* YOUR TASK
Scan the data below for the string "this". Show every line where it turns up.

* LISTED RECORDS
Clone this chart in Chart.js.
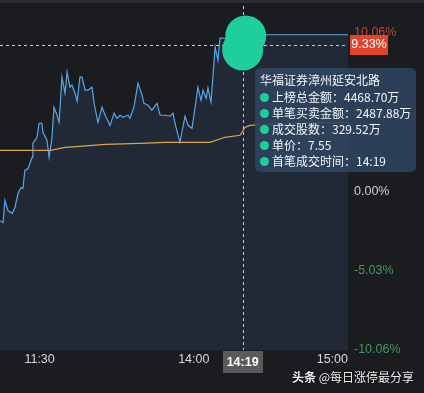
--
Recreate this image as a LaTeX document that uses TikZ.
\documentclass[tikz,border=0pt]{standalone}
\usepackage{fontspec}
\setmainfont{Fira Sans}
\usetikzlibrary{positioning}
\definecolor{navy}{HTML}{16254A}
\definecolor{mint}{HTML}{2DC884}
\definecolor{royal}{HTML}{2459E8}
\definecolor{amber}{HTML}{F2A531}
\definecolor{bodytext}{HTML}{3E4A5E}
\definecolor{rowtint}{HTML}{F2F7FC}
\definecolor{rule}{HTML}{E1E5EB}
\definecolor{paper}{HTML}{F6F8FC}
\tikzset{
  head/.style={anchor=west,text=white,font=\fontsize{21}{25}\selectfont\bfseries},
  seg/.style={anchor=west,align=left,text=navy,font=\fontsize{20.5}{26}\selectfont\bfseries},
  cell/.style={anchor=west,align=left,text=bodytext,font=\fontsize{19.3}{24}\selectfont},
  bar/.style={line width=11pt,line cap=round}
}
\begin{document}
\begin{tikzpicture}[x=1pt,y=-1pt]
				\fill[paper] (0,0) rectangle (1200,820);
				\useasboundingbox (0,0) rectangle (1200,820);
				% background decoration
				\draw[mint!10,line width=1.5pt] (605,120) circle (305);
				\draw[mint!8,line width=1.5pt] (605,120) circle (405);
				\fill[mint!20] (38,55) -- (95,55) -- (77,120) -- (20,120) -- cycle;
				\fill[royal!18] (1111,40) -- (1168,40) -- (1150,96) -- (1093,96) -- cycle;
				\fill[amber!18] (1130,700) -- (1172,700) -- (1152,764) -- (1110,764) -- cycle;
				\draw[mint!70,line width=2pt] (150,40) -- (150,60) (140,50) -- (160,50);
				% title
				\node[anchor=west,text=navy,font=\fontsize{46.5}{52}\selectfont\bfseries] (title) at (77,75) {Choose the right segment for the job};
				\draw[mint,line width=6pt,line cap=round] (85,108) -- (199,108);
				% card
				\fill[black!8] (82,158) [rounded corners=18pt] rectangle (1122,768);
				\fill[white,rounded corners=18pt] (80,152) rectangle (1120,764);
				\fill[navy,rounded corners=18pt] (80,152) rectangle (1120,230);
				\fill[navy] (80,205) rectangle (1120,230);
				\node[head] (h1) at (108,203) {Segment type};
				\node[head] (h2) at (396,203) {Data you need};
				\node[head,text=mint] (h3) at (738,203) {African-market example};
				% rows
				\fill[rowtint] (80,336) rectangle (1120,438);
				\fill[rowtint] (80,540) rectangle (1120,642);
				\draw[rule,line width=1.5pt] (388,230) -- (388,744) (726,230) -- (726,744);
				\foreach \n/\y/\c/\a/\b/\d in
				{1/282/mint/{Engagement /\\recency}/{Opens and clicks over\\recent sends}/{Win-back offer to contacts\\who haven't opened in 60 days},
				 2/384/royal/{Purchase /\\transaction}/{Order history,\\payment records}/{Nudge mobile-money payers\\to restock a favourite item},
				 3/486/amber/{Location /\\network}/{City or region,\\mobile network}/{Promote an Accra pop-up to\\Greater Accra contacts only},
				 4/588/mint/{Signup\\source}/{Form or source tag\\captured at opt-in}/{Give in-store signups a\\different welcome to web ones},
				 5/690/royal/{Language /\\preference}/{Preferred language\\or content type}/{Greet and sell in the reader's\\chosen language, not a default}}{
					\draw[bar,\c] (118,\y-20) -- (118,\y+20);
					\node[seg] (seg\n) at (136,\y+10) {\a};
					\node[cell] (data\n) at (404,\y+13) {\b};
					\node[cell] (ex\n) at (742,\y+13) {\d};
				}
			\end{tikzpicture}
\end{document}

* FINISHED TASK
Clone this chart in Chart.js.
Recreate this image as a LaTeX document that uses TikZ.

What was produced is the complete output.